Looking at the code I have now there's a lot of repetition and overlap and I'm wondering if I need a larger restructure to really support any complex operation. Yeah. Yeah I do.

Also, I'm still hoping for a way to use GitHub Actions to handle the archive process instead of running things locally.

Let's abstract some stuff into functions and see if we can use Promises differently here.

Also, I have a bunch of transformations being made to the incoming cache object from the contexter plugin, but in retrospect, I don't think that's the right approach. It will make it a lot harder to patch. These modifications should instead be happening when the data is added to the collection, if possible. Though there are some restrictions for the in-moment replacement process I guess. I'm not sure what is best to move actually now that I think about it. Let's try just getting the new async process working.

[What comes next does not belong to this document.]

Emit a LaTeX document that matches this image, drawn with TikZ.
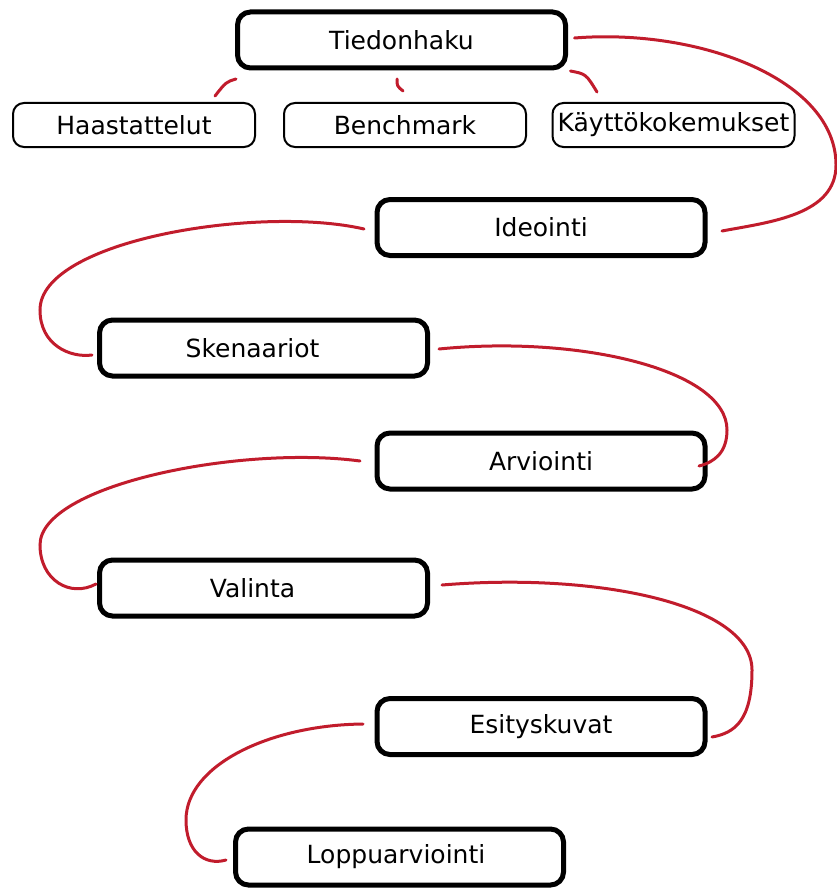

Hmm I'm not sure I can. Having to not have async in the compiler is really quite a problem.

Ok, well, I noticed that the local images for cards were not getting passed through and I attempted to get Twitter images working, but they really don't in the way I approached it.

That said, I think my actual Context objects are solid now? I think that the actual Contexter library (not the Eleventy plugin) is solid enough to push out to the NPM library, even if it isn't really out of beta. Let's do that now so that I can merge this working branch into my production blog.

Hmm... looks like there is already a contexter library on NPM so I'll name it something else. We'll be even more specific and call it link-contexter.

Ok, that is set up!

I'm now able to merge this branch of my blog into production!